## [Exercise brief]
Please retype the data in full and exactly; the pictures are not part of the copy.

## [Dataset section]
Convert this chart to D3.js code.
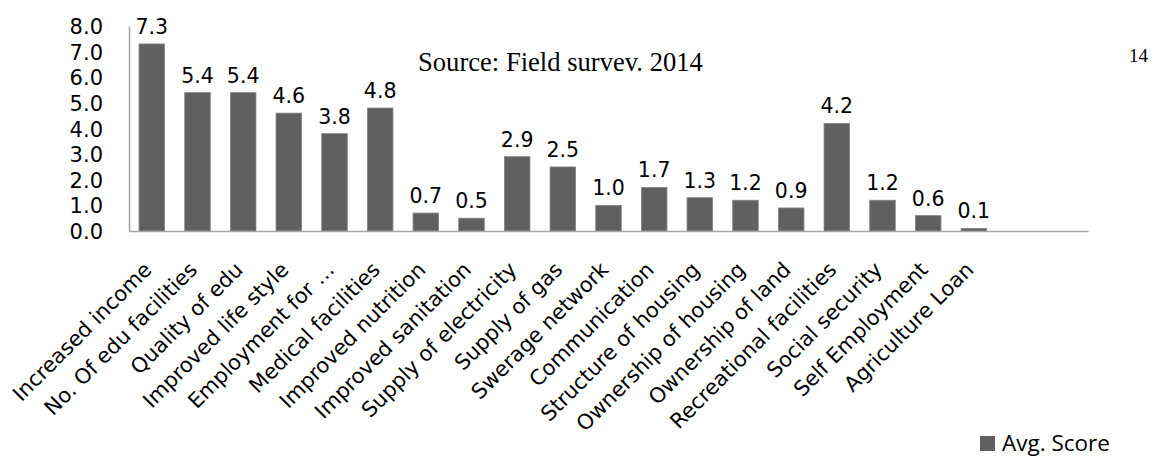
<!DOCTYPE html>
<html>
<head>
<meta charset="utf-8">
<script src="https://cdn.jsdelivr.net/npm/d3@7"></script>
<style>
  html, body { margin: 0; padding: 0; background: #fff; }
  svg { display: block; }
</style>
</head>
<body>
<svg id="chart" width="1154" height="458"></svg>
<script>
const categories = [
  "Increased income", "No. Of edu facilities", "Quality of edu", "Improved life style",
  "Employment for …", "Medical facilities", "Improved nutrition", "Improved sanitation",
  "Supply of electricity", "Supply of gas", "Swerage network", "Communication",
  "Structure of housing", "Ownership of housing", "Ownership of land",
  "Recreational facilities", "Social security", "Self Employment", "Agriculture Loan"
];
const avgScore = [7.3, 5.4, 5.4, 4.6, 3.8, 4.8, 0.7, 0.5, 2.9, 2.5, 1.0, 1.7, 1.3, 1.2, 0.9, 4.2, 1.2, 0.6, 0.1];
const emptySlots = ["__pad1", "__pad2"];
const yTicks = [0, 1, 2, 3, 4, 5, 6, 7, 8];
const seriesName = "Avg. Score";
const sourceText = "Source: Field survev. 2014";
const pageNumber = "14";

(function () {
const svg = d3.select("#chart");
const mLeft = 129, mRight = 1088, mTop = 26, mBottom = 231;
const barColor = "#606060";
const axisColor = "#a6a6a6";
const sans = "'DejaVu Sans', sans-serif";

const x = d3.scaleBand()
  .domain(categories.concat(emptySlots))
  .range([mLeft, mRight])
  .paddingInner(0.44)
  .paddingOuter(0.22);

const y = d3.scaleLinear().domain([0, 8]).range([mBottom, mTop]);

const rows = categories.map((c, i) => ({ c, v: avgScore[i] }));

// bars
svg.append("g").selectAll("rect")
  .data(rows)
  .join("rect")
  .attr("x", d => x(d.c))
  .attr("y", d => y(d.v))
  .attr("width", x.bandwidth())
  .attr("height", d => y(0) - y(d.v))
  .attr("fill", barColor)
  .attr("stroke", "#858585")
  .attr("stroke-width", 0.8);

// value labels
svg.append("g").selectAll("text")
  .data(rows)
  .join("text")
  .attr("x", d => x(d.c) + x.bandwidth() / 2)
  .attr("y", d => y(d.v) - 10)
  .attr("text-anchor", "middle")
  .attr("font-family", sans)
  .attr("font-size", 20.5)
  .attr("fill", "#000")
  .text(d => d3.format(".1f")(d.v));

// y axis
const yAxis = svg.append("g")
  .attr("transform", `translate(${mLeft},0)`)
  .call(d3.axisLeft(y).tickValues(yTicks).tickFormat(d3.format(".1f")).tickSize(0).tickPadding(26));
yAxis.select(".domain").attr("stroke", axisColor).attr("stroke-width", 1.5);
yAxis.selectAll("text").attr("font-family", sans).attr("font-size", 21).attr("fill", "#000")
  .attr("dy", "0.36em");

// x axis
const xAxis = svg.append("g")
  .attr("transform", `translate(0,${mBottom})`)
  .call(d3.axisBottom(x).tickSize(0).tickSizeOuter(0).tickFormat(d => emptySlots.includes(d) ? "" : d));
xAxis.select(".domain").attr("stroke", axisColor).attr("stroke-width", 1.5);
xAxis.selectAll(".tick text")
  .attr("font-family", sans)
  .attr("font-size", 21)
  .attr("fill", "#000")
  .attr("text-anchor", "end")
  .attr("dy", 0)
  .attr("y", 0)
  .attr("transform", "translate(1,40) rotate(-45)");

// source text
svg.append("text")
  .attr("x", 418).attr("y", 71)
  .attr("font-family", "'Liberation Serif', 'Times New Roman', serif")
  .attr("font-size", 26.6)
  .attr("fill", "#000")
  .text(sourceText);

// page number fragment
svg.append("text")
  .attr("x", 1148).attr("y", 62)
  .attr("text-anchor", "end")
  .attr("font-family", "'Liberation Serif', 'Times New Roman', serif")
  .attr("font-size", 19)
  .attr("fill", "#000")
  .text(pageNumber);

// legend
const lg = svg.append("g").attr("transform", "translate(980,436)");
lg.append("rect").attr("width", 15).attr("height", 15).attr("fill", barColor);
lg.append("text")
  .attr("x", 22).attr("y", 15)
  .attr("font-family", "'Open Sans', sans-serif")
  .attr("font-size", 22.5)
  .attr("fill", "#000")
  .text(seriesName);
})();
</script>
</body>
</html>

## [The result]
Convert this chart to D3.js code.
<!DOCTYPE html>
<html>
<head>
<meta charset="utf-8">
<script src="https://cdn.jsdelivr.net/npm/d3@7"></script>
<style>
  html, body { margin: 0; padding: 0; background: #fff; }
  svg { display: block; }
</style>
</head>
<body>
<svg id="chart" width="1154" height="458"></svg>
<script>
const categories = [
  "Increased income", "No. Of edu facilities", "Quality of edu", "Improved life style",
  "Employment for …", "Medical facilities", "Improved nutrition", "Improved sanitation",
  "Supply of electricity", "Supply of gas", "Swerage network", "Communication",
  "Structure of housing", "Ownership of housing", "Ownership of land",
  "Recreational facilities", "Social security", "Self Employment", "Agriculture Loan"
];
const avgScore = [7.3, 5.4, 5.4, 4.6, 3.8, 4.8, 0.7, 0.5, 2.9, 2.5, 1.0, 1.7, 1.3, 1.2, 0.9, 4.2, 1.2, 0.6, 0.1];
const emptySlots = ["__pad1", "__pad2"];
const yTicks = [0, 1, 2, 3, 4, 5, 6, 7, 8];
const seriesName = "Avg. Score";
const sourceText = "Source: Field survev. 2014";
const pageNumber = "14";

(function () {
const svg = d3.select("#chart");
const mLeft = 129, mRight = 1088, mTop = 26, mBottom = 231;
const barColor = "#606060";
const axisColor = "#a6a6a6";
const sans = "'DejaVu Sans', sans-serif";

const x = d3.scaleBand()
  .domain(categories.concat(emptySlots))
  .range([mLeft, mRight])
  .paddingInner(0.44)
  .paddingOuter(0.22);

const y = d3.scaleLinear().domain([0, 8]).range([mBottom, mTop]);

const rows = categories.map((c, i) => ({ c, v: avgScore[i] }));

// bars
svg.append("g").selectAll("rect")
  .data(rows)
  .join("rect")
  .attr("x", d => x(d.c))
  .attr("y", d => y(d.v))
  .attr("width", x.bandwidth())
  .attr("height", d => y(0) - y(d.v))
  .attr("fill", barColor)
  .attr("stroke", "#858585")
  .attr("stroke-width", 0.8);

// value labels
svg.append("g").selectAll("text")
  .data(rows)
  .join("text")
  .attr("x", d => x(d.c) + x.bandwidth() / 2)
  .attr("y", d => y(d.v) - 10)
  .attr("text-anchor", "middle")
  .attr("font-family", sans)
  .attr("font-size", 20.5)
  .attr("fill", "#000")
  .text(d => d3.format(".1f")(d.v));

// y axis
const yAxis = svg.append("g")
  .attr("transform", `translate(${mLeft},0)`)
  .call(d3.axisLeft(y).tickValues(yTicks).tickFormat(d3.format(".1f")).tickSize(0).tickPadding(26));
yAxis.select(".domain").attr("stroke", axisColor).attr("stroke-width", 1.5);
yAxis.selectAll("text").attr("font-family", sans).attr("font-size", 21).attr("fill", "#000")
  .attr("dy", "0.36em");

// x axis
const xAxis = svg.append("g")
  .attr("transform", `translate(0,${mBottom})`)
  .call(d3.axisBottom(x).tickSize(0).tickSizeOuter(0).tickFormat(d => emptySlots.includes(d) ? "" : d));
xAxis.select(".domain").attr("stroke", axisColor).attr("stroke-width", 1.5);
xAxis.selectAll(".tick text")
  .attr("font-family", sans)
  .attr("font-size", 21)
  .attr("fill", "#000")
  .attr("text-anchor", "end")
  .attr("dy", 0)
  .attr("y", 0)
  .attr("transform", "translate(1,40) rotate(-45)");

// source text
svg.append("text")
  .attr("x", 418).attr("y", 71)
  .attr("font-family", "'Liberation Serif', 'Times New Roman', serif")
  .attr("font-size", 26.6)
  .attr("fill", "#000")
  .text(sourceText);

// page number fragment
svg.append("text")
  .attr("x", 1148).attr("y", 62)
  .attr("text-anchor", "end")
  .attr("font-family", "'Liberation Serif', 'Times New Roman', serif")
  .attr("font-size", 19)
  .attr("fill", "#000")
  .text(pageNumber);

// legend
const lg = svg.append("g").attr("transform", "translate(980,436)");
lg.append("rect").attr("width", 15).attr("height", 15).attr("fill", barColor);
lg.append("text")
  .attr("x", 22).attr("y", 15)
  .attr("font-family", "'Open Sans', sans-serif")
  .attr("font-size", 22.5)
  .attr("fill", "#000")
  .text(seriesName);
})();
</script>
</body>
</html>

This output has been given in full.